Country Listing

Japan Table of Contents

Japan

Monetary and Fiscal Policy

Monetary policy pertains to the regulation, availability, and cost of credit, while fiscal policy deals with government expenditures, taxes, and debt. Through management of these areas, the Ministry of Finance regulated the allocation of resources in the economy, affected the distribution of income and wealth among the citizenry, stabilized the level of economic activities, and promoted economic growth and welfare.

The Ministry of Finance played an important role in Japan's postwar economic growth. It advocated a "growth first" approach, with a high proportion of government spending going to capital accumulation, and minimum government spending overall, which kept both taxes and deficit spending down, making more money available for private investment. Most Japanese put money into savings accounts (see table 12, Appendix).

In the postwar period, the government's fiscal policy centers on the formulation of the national budget, which is the responsibility of the Ministry of Finance. The ministry's Budget Bureau prepares expenditure budgets for each fiscal year (FY--see Glossary) based on the requests from government ministries and affiliated agencies. The ministry's Tax Bureau is responsible for adjusting the tax schedules and estimating revenues. The ministry also issues government bonds, controls government borrowing, and administers the Fiscal Investment and Loan Program, which is sometimes referred to as the "second budget."

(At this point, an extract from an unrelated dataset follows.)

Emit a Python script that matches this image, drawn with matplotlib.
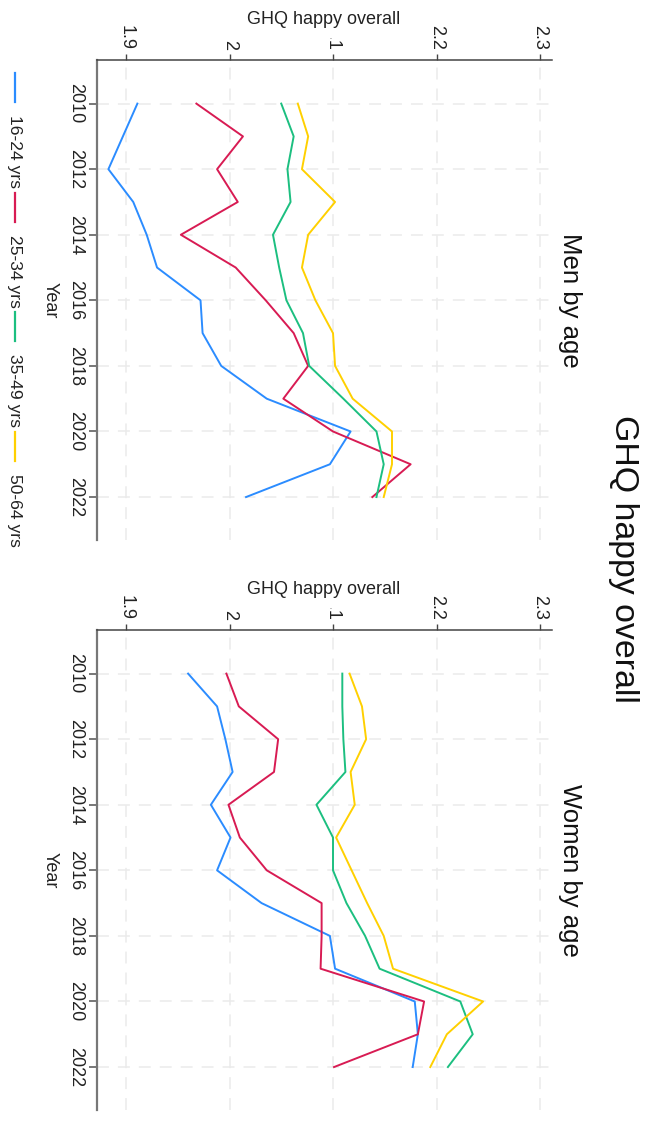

Three types of budgets are prepared for review by the National Diet each year (see The Legislature , ch. 6). The general account budget includes most of the basic expenditures for current government operations. Special account budgets, of which there are about forty, are designed for special government programs or institutions where close accounting of revenues and expenditures is essential: for public enterprises, state pension funds, and public works projects financed from special taxes. Finally, there are the budgets for the major affiliated agencies, including public service corporations, loan and finance institutions, and the special public banks (see table 13, Appendix). Although these budgets are usually approved before the start of each fiscal year, they are usually revised with supplemental budgets in the fall. Local jurisdiction budgets depend heavily on transfers from the central government.

Government fixed investments in infrastructure and loans to public and private enterprises are about 15 percent of GNP. Loans from the Fiscal Investment and Loan Program, which are outside the general budget and funded primarily from postal savings, represent more than 20 percent of the general account budget, but their total effect on economic investment is not completely accounted for in the national income statistics. Government spending, representing about 15 percent of GNP in 1991, was low compared with that in other developed economies. Taxes provided 84.7 percent of revenues in 1993. Income taxes are graduated and progressive. The principal structural feature of the tax system is the tremendous elasticity of the individual income tax. Because inheritance and property taxes are low, there is a slowly increasing concentration of wealth in the upper tax brackets. In 1989 the government introduced a major tax reform, including a 3 percent consumer tax.